Ele olhou para Sofia, e um brilho de surpresa passou por seus olhos ao ver o rosto dela sem a cicatriz.
Mas rapidamente foi substituído pelo mesmo desdém.
"O que você está olhando? Acha que sem a cicatriz você é alguma coisa?"
Ele a empurrou.
"Você é desesperada por atenção, não é? Sempre se jogando em cima de mim."
Sofia recuou, a dor da noite anterior ainda fresca.
A ausência da cicatriz não mudara nada.
O desprezo dele não era pela marca em seu rosto.
Era por ela, por quem ela era.
Uma tristeza profunda a invadiu.
Ela ouviu um som vindo do escritório de Ricardo.
Aproximou-se sorrateiramente.
Ricardo estava em uma videochamada. Com Letícia.
As roupas delas estavam espalhadas pelo chão do quarto de Letícia.
A cena era íntima, inconfundível.
Sofia sentiu o estômago revirar.
Ela entrou no escritório, o celular na mão, gravando.
"Então, Ricardo? Isso também é 'só um colar'?"
A voz dela tremia de raiva e nojo.
Ricardo pulou, derrubando o laptop.
A imagem de Letícia desapareceu.
"Sofia! O que você está fazendo?"
Ele avançou, furioso.
"Você não tem o direito de me espionar!"
Ele tentou arrancar o celular da mão dela.

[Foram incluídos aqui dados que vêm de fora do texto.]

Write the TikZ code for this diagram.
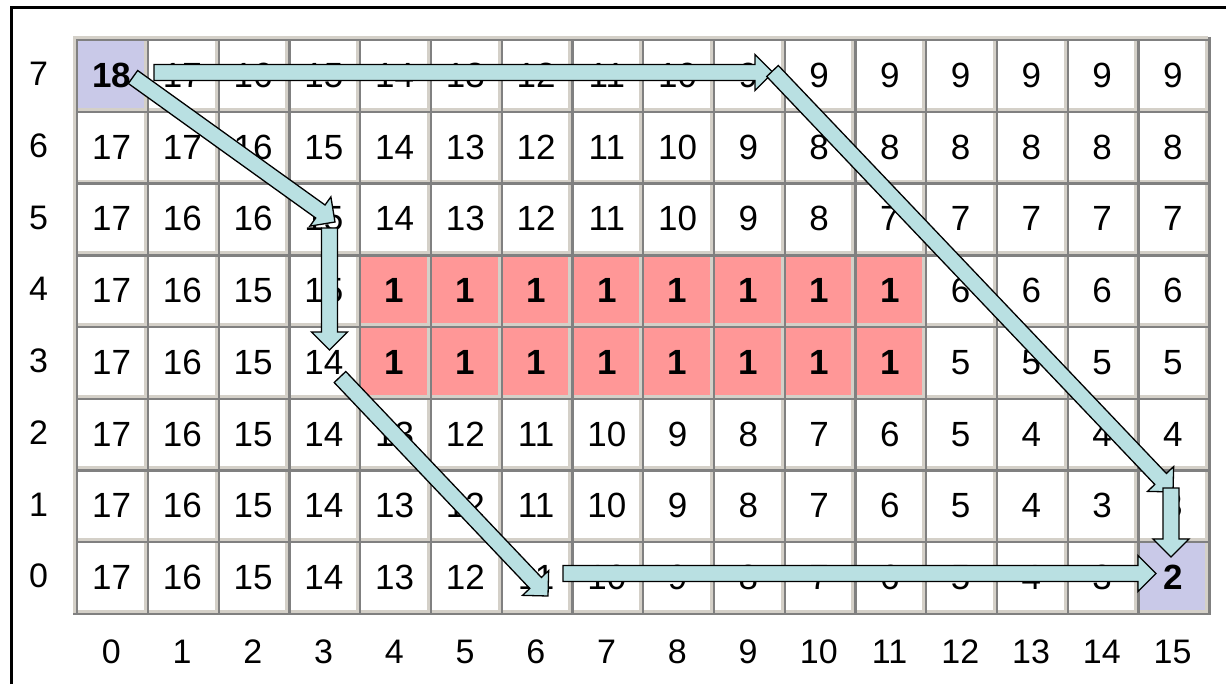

"Saia daqui! Este é o meu escritório!"
De repente, o celular de Ricardo tocou.
Era Letícia, ligando de volta, provavelmente.
Ele atendeu, a voz tensa.
"Letícia? O que foi?"
A voz de Letícia soou, chorosa e fraca.
"Ricardo, estou passando mal. Minha anemia... acho que preciso ir ao hospital."
Ricardo olhou para Sofia, um brilho cruel nos olhos.
"Estou indo. E você vem comigo, Sofia. Sua irmã precisa de você."
Ele a agarrou pelo braço, arrastando-a para fora de casa, sem se importar se ela estava de pijama ou descalça.
Ele dirigia como um louco, costurando pelo trânsito.
Sofia olhou para o perfil dele, o homem que ela um dia amou.
Lembrou-se do jovem Ricardo, da voz dele no rádio, tão diferente.
O Ricardo que a protegia, que prometera amá-la para sempre.
Agora, ele era um opressor.
No hospital, os médicos confirmaram que Letícia precisava de uma transfusão.
E, convenientemente, Sofia era a única doadora compatível ali.
Eles a levaram para uma sala, e ela sentiu a agulha em seu braço, o sangue fluindo.
Sentia-se exausta, explorada, completamente sozinha.
Seus pais não estavam lá. Ricardo estava ao lado de Letícia.
O rádio amador, que Sofia conseguira esconder na bolsa, apitou.
Era o jovem Ricardo, a voz preocupada.
"Sofia? Você está bem? O que está acontecendo?"
Ela sussurrou a situação para ele, sentindo um pequeno conforto em sua preocupação.
Letícia apareceu na porta da sala de doação, um sorriso vitorioso no rosto.
Ricardo estava logo atrás dela, apoiando-a.
"Obrigada pelo sangue, irmãzinha," Letícia disse, a voz falsamente doce.
"Pena que foi usado para regar as plantas. Eu não precisei, afinal."
Ela mostrou um arranhão superficial no braço.
"Eu mesma fiz isso. Queria ver a sua cara quando Ricardo te culpasse."
Sofia ficou boquiaberta, incrédula.
Ricardo avançou, o rosto vermelho de raiva.
"Sua monstra! Como ousa machucar Letícia?"
Ele a empurrou com força contra a parede. A cabeça de Sofia bateu com um baque surdo.
Pelo rádio, que caíra da bolsa de Sofia e permanecia ligado, o jovem Ricardo ouviu tudo.
Sua voz explodiu, cheia de fúria e descrença.
"Ricardo! Seu desgraçado! O que você está fazendo com ela?"